Poor Gary naturally winds up hiring Detective Chevalier to detect his own daughter’s identity. When the boudoir bounder expresses surprise that Chevalier recognizes him on sight, Maurice snorts: “Do I know you! Does an art student know Picasso?” Toward the end, aboard a Riviera-bound train, the lecher and the lass appear to be headed for a matrimonial blowout in Nice that will dwarf anything ever seen in Monaco. “Love in the Evening.” a possible sequel, might answer the difficult question of whether the marriage will last.

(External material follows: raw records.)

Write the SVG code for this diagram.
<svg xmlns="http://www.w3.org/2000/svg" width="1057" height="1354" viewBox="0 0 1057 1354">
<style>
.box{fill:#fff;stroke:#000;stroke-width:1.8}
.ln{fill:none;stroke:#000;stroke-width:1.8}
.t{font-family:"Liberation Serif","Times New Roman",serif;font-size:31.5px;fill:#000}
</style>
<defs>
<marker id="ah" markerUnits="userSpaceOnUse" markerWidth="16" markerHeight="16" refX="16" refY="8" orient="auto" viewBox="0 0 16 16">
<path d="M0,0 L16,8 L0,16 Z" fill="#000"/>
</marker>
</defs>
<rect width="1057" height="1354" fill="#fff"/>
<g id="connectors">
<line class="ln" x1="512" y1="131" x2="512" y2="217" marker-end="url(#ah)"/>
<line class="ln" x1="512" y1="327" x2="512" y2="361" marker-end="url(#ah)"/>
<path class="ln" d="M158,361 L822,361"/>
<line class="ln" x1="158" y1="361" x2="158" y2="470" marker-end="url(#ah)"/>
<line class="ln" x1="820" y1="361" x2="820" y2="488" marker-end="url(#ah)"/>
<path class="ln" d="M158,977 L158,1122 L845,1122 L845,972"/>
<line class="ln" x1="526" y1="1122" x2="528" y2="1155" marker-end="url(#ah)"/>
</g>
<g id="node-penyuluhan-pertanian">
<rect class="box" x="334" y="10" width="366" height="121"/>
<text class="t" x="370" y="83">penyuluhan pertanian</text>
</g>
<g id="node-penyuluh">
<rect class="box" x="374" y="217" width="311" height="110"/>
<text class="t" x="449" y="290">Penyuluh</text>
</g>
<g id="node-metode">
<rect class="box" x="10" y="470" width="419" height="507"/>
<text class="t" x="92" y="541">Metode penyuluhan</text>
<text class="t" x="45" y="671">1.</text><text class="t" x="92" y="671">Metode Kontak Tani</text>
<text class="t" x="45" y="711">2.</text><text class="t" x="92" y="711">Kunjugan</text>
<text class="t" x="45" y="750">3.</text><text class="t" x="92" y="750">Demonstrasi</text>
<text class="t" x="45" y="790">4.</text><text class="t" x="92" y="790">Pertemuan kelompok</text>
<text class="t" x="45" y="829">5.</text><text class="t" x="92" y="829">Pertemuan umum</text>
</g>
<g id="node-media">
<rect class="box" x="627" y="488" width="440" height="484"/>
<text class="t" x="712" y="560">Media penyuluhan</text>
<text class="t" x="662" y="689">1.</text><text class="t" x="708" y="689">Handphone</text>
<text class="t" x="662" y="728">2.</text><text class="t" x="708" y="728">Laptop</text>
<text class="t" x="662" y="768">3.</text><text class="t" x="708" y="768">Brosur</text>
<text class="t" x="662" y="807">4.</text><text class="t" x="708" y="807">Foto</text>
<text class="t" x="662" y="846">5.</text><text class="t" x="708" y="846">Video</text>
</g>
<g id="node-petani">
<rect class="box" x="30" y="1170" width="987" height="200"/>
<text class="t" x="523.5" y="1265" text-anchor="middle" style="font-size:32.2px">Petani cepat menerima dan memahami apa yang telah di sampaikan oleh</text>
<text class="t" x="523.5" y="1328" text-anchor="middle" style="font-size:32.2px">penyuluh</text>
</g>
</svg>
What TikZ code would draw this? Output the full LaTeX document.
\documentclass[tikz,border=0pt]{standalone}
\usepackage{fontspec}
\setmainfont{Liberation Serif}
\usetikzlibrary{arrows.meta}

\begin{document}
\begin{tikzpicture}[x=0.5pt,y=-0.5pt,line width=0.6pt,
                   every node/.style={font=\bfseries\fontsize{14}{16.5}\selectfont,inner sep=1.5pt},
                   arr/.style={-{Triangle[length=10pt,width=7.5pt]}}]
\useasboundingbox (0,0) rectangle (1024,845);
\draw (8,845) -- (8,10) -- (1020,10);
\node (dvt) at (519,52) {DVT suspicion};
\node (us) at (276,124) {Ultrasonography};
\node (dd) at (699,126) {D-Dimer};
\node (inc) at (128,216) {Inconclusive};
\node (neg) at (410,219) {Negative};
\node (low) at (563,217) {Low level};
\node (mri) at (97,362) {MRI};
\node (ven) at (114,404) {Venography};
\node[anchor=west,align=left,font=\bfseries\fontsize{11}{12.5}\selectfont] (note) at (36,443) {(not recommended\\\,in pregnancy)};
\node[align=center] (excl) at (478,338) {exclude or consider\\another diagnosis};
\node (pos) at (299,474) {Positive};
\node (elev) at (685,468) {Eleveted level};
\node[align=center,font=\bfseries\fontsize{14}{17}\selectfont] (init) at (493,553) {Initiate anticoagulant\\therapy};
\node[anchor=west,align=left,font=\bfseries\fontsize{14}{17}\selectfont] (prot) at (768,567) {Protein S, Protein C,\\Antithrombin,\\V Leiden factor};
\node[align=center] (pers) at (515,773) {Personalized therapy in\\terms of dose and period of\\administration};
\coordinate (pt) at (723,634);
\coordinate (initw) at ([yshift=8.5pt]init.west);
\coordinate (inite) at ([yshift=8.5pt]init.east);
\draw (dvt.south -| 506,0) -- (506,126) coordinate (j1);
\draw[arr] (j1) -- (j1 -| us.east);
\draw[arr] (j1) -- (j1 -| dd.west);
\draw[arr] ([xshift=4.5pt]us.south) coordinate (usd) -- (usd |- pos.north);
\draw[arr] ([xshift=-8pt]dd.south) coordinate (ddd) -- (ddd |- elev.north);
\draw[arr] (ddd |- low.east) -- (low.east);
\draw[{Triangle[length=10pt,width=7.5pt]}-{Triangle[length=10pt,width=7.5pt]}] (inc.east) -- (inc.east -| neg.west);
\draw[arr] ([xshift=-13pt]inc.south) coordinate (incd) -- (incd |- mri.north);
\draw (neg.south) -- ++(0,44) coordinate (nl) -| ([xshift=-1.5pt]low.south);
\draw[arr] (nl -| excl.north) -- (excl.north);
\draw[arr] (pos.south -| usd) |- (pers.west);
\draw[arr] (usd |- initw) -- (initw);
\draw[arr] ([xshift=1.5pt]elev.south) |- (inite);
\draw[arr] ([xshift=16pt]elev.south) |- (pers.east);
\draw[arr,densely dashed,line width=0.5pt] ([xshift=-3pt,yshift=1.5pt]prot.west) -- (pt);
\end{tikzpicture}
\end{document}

Silk Stockings (MGM) is a lisle version of a fairly spirited musicomedy in turn woven over an old velveteen original. Ninotchka, the 1939 movie that lured filmgoers with a come-hither solution to the riddle of the Swedish sphinx—”Garbo laughs!” If Cyd Charisse, a twinkle-toed dancer and adequate actress, were by casting tradition less a laugher, this movie might siren: “Charisse chortles!” Despite a fallout of high-radiation talent, Ninotchka’s latter-day mutations are not always for the best. Where Garbo, as a lady Bolshevik enjoying her decline in the West, merrily evolved. Cyd mostly revolves, beautifully, but not enough for ballet and too much for comedy. The theme of the defecting Communist, the iron-petticoated tovarish succumbing to pleasurable decadence, is the same old hoary story of peekaboo among Marx’s whiskers. Treated seriously, it is a saga of hairbreadth escapes and close shaves. It might have been funnier were it not that good old 1939 was so long ago.

It is all very droll that the film’s heroine, Ninotchka, is divested by the charms of Paris and reaccoutered, mentally and sartorially, by the brash American movie producer (Fred Astaire). The witty dialectic (by George S. Kaufmann, Leueen MacGrath and Abe Burrows), the fair-to-maudlin songs (by Cole Porter), the arch, megaphoned direction (by Rouben Mamoulian), all tend to promote the wishful idea that the Soviet Union could be outflanked by a simple clobbering with Sears, Roebuck catalogues—or a rain of silk stockings. But comedy is not always its own excuse, and Hollywood should keep abreast of the times enough to know when not to spoof a superannuated spoof.

All the same, the movie, as a loose-sewn patchwork of songs, dances and wisecracks, is a diverting piece of summer drive-in fare.